▶ **Information shown**:
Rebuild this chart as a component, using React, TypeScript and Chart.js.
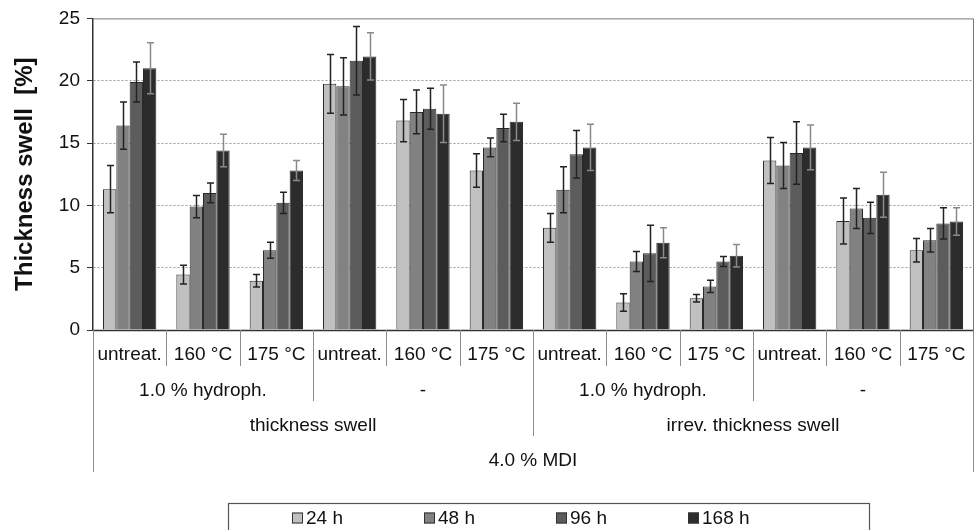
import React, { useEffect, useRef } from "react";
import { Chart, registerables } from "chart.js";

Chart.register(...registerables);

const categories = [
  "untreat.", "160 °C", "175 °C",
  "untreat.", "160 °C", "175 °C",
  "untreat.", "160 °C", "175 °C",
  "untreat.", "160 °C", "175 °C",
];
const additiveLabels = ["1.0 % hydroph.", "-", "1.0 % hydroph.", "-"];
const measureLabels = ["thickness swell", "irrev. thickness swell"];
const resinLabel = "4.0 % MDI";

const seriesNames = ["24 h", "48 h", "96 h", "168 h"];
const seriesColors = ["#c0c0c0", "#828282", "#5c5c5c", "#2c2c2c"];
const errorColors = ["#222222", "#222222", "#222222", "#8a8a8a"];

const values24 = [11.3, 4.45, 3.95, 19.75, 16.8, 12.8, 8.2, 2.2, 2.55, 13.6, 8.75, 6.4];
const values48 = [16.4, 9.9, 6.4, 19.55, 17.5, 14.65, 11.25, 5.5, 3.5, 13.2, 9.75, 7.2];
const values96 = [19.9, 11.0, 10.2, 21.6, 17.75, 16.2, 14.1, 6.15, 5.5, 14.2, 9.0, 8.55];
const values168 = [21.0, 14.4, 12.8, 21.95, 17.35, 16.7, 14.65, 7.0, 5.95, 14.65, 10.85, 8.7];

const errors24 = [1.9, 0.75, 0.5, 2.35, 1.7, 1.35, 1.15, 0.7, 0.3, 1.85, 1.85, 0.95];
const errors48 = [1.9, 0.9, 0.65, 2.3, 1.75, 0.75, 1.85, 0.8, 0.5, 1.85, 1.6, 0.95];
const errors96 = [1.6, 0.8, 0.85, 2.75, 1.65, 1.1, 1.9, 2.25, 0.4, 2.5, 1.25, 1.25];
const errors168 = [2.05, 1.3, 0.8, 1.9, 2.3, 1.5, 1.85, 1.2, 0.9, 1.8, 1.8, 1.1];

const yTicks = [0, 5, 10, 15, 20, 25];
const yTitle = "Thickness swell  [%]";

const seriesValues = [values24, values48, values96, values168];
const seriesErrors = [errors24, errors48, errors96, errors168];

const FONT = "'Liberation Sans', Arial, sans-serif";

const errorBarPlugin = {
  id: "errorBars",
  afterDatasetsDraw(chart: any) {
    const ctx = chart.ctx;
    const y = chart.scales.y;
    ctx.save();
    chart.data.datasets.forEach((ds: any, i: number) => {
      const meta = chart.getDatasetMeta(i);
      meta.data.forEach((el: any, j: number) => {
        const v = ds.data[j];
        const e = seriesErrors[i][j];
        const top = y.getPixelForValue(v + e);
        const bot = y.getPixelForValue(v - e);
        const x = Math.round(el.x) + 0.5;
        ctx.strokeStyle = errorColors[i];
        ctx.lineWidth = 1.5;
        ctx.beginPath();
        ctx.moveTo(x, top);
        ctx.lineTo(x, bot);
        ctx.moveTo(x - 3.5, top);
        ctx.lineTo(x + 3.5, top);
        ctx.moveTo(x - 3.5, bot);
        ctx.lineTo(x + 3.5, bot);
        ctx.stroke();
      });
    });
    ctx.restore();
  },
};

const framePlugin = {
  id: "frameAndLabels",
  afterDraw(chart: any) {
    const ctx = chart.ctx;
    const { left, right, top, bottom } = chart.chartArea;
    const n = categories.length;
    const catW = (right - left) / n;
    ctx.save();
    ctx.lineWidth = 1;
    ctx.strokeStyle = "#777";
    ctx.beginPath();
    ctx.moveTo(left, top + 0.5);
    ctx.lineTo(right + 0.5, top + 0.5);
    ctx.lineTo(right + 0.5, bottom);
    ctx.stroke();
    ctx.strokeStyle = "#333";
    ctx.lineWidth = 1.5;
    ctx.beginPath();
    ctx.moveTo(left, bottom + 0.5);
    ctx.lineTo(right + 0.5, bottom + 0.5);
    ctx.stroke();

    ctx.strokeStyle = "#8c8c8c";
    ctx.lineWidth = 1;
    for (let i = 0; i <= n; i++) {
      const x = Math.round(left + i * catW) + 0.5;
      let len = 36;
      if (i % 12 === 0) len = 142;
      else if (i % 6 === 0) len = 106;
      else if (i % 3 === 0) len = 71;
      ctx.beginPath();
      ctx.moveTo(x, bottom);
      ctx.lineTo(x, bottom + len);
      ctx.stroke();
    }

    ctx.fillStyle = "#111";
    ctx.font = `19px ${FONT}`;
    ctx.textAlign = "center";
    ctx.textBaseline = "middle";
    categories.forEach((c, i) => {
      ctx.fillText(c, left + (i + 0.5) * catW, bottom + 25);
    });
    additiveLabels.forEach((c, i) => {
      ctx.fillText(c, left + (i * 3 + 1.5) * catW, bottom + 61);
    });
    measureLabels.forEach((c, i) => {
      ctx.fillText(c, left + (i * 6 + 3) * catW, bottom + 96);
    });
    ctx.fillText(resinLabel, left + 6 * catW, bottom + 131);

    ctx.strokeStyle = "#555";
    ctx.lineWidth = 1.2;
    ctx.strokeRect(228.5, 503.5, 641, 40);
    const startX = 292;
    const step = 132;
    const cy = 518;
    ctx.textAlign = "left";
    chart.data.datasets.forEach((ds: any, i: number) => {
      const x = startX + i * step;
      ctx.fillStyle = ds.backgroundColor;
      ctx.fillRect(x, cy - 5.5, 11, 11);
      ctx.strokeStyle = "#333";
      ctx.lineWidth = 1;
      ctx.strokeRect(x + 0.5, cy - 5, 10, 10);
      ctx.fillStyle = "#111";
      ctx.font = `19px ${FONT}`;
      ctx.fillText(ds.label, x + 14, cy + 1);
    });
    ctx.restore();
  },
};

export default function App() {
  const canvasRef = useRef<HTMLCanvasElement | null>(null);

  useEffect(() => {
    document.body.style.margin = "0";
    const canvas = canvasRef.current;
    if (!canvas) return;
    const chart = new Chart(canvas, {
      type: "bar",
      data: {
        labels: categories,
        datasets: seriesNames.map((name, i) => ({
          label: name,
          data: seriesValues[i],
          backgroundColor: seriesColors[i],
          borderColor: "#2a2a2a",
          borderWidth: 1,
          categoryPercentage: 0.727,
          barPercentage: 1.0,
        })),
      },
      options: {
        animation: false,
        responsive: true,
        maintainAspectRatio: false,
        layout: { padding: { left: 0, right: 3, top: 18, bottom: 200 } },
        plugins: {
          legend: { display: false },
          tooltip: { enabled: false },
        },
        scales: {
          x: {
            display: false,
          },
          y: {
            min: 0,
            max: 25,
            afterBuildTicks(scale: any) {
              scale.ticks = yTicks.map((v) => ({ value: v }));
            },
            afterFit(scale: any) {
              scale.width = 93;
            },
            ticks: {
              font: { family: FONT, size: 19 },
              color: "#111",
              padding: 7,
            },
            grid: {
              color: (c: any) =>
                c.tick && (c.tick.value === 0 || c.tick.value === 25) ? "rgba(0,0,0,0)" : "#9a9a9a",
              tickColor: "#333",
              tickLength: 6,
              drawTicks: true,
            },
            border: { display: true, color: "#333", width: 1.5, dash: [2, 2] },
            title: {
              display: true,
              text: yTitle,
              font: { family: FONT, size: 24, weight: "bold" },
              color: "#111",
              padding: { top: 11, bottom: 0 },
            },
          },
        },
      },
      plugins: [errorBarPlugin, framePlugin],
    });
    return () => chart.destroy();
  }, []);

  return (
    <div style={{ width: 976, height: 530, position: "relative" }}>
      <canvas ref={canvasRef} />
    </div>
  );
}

...

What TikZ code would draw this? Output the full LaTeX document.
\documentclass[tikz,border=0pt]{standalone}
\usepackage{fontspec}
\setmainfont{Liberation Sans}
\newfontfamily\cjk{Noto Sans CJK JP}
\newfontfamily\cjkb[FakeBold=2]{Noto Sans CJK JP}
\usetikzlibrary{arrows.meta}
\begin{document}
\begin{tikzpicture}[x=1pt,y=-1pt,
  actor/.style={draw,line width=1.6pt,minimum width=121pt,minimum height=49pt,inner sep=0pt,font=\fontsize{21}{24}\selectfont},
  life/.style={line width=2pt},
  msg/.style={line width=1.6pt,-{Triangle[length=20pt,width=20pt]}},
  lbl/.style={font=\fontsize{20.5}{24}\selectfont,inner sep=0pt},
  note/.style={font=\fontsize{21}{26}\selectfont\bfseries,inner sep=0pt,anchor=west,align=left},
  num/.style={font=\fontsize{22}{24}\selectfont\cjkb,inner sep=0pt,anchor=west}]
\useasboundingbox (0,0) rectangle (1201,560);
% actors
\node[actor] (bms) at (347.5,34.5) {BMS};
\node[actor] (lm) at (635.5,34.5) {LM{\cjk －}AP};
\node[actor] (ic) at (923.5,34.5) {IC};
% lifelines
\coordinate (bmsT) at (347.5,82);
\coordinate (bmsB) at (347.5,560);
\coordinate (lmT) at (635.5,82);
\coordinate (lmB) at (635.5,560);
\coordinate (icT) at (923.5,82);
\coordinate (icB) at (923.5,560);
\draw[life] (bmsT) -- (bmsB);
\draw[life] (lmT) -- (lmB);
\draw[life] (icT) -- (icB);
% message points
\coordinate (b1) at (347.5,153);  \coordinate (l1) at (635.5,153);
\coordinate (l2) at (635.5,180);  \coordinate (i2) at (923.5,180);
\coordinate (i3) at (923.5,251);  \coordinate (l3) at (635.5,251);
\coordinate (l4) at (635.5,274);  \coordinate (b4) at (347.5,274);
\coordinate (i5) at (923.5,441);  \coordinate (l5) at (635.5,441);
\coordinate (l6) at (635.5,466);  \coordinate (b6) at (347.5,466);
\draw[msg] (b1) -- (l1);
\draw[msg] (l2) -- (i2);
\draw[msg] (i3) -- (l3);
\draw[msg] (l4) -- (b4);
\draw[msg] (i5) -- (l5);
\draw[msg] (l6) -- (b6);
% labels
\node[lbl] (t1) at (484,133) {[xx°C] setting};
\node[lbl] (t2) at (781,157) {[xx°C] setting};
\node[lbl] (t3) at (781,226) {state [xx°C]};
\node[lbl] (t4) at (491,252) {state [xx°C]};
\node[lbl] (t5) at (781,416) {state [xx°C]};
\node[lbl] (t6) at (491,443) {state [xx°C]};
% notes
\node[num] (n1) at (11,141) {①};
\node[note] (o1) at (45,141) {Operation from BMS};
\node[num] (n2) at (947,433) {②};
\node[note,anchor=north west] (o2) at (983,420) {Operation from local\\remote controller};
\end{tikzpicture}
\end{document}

▶ **Work to be completed**:
Everything from the line that contains "Rebuild this chart" down to the line that contains "14.65, 10.85, 8.7];" should be written out exactly, end lines too, minus the pictures.

▶ **Output**:
Rebuild this chart as a component, using React, TypeScript and Chart.js.
import React, { useEffect, useRef } from "react";
import { Chart, registerables } from "chart.js";

Chart.register(...registerables);

const categories = [
  "untreat.", "160 °C", "175 °C",
  "untreat.", "160 °C", "175 °C",
  "untreat.", "160 °C", "175 °C",
  "untreat.", "160 °C", "175 °C",
];
const additiveLabels = ["1.0 % hydroph.", "-", "1.0 % hydroph.", "-"];
const measureLabels = ["thickness swell", "irrev. thickness swell"];
const resinLabel = "4.0 % MDI";

const seriesNames = ["24 h", "48 h", "96 h", "168 h"];
const seriesColors = ["#c0c0c0", "#828282", "#5c5c5c", "#2c2c2c"];
const errorColors = ["#222222", "#222222", "#222222", "#8a8a8a"];

const values24 = [11.3, 4.45, 3.95, 19.75, 16.8, 12.8, 8.2, 2.2, 2.55, 13.6, 8.75, 6.4];
const values48 = [16.4, 9.9, 6.4, 19.55, 17.5, 14.65, 11.25, 5.5, 3.5, 13.2, 9.75, 7.2];
const values96 = [19.9, 11.0, 10.2, 21.6, 17.75, 16.2, 14.1, 6.15, 5.5, 14.2, 9.0, 8.55];
const values168 = [21.0, 14.4, 12.8, 21.95, 17.35, 16.7, 14.65, 7.0, 5.95, 14.65, 10.85, 8.7];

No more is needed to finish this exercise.